SUPPLIED INFORMATION start
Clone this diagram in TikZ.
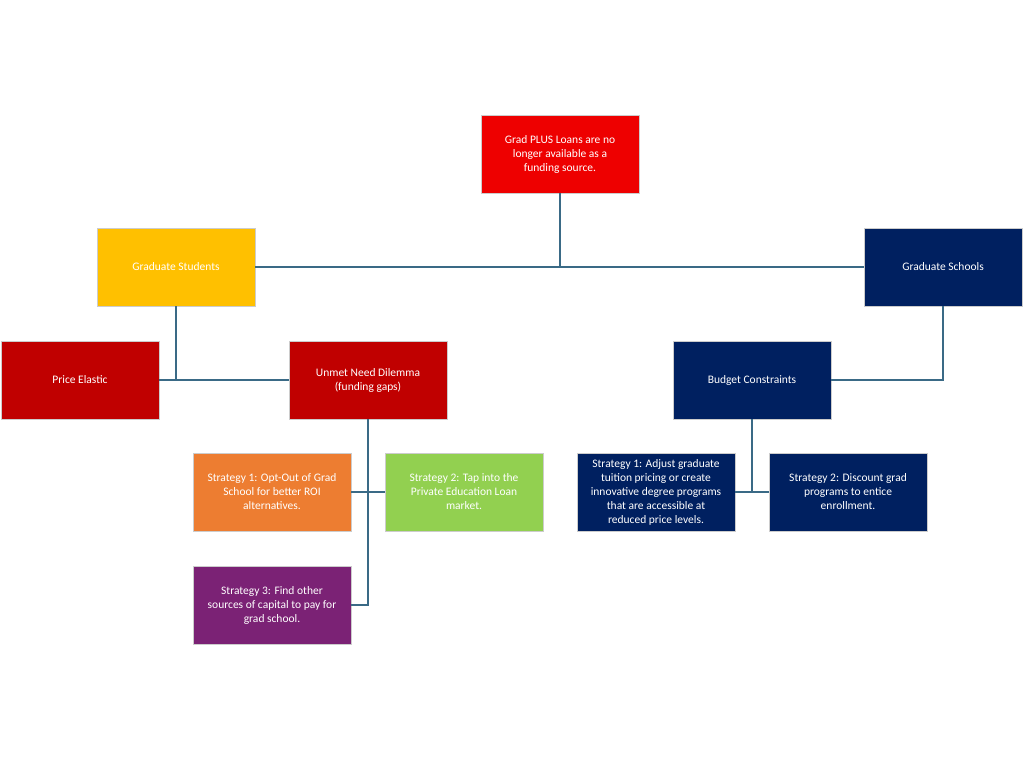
\documentclass[tikz,border=0pt]{standalone}
\usepackage{fontspec}
\setmainfont{Carlito}
\usepackage{tikz}
\usetikzlibrary{positioning}

\definecolor{plusred}{HTML}{EE0000}
\definecolor{darkred}{HTML}{C00000}
\definecolor{gold}{HTML}{FFC000}
\definecolor{navy}{HTML}{002060}
\definecolor{orange}{HTML}{ED7D31}
\definecolor{lime}{HTML}{92D050}
\definecolor{plum}{HTML}{7B2275}
\definecolor{linkblue}{HTML}{3A6A86}

\tikzset{
    box/.style = {draw = white!80!black, line width = 0.8pt, text = white,
        minimum width = 158pt, minimum height = 78pt, inner sep = 2pt,
        align = center, font = \fontsize{11.5}{14}\selectfont},
    link/.style = {draw = linkblue, line width = 1.4pt}
}

\begin{document}
\begin{tikzpicture}[x = 1pt, y = -1pt]
    \useasboundingbox (0, 0) rectangle (1024, 760);

    %% boxes
    \node[box, fill = plusred] (plus) at (560, 154)
        {Grad PLUS Loans are no\\longer available as a\\funding source.};
    \node[box, fill = gold] (students) at (176, 267) {Graduate Students};
    \node[box, fill = navy] (schools) at (943, 267) {Graduate Schools};
    \node[box, fill = darkred] (elastic) at (80, 380) {Price Elastic};
    \node[box, fill = darkred] (unmet) at (368, 380) {Unmet Need Dilemma\\(funding gaps)};
    \node[box, fill = navy] (budget) at (752, 380) {Budget Constraints};
    \node[box, fill = orange] (optout) at (272, 492)
        {Strategy 1: Opt-Out of Grad\\School for better ROI\\alternatives.};
    \node[box, fill = lime] (private) at (464, 492)
        {Strategy 2: Tap into the\\Private Education Loan\\market.};
    \node[box, fill = plum] (capital) at (272, 605)
        {Strategy 3: Find other\\sources of capital to pay for\\grad school.};
    \node[box, fill = navy] (adjust) at (656, 492)
        {Strategy 1: Adjust graduate\\tuition pricing or create\\innovative degree programs\\that are accessible at\\reduced price levels.};
    \node[box, fill = navy] (discount) at (848, 492)
        {Strategy 2: Discount grad\\programs to entice\\enrollment.};

    %% connectors
    \draw[link] (plus.south) -- (plus.south |- students.east);
    \draw[link] (students.east) -- (schools.west);
    \draw[link] (students.south) -- (students.south |- elastic.east);
    \draw[link] (elastic.east) -- (unmet.west);
    \draw[link] (schools.south) |- (budget.east);
    \draw[link] (unmet.south) |- (capital.east);
    \draw[link] (optout.east) -- (private.west);
    \draw[link] (budget.south) -- (budget.south |- adjust.east);
    \draw[link] (adjust.east) -- (discount.west);
\end{tikzpicture}
\end{document}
SUPPLIED INFORMATION end
From the first line above down to the line with "rectangle (1024, 760);", reproduce every line and no others, omitting pictures.

• [EXERCISE ANSWER]:
Clone this diagram in TikZ.
\documentclass[tikz,border=0pt]{standalone}
\usepackage{fontspec}
\setmainfont{Carlito}
\usepackage{tikz}
\usetikzlibrary{positioning}

\definecolor{plusred}{HTML}{EE0000}
\definecolor{darkred}{HTML}{C00000}
\definecolor{gold}{HTML}{FFC000}
\definecolor{navy}{HTML}{002060}
\definecolor{orange}{HTML}{ED7D31}
\definecolor{lime}{HTML}{92D050}
\definecolor{plum}{HTML}{7B2275}
\definecolor{linkblue}{HTML}{3A6A86}

\tikzset{
    box/.style = {draw = white!80!black, line width = 0.8pt, text = white,
        minimum width = 158pt, minimum height = 78pt, inner sep = 2pt,
        align = center, font = \fontsize{11.5}{14}\selectfont},
    link/.style = {draw = linkblue, line width = 1.4pt}
}

\begin{document}
\begin{tikzpicture}[x = 1pt, y = -1pt]
    \useasboundingbox (0, 0) rectangle (1024, 760);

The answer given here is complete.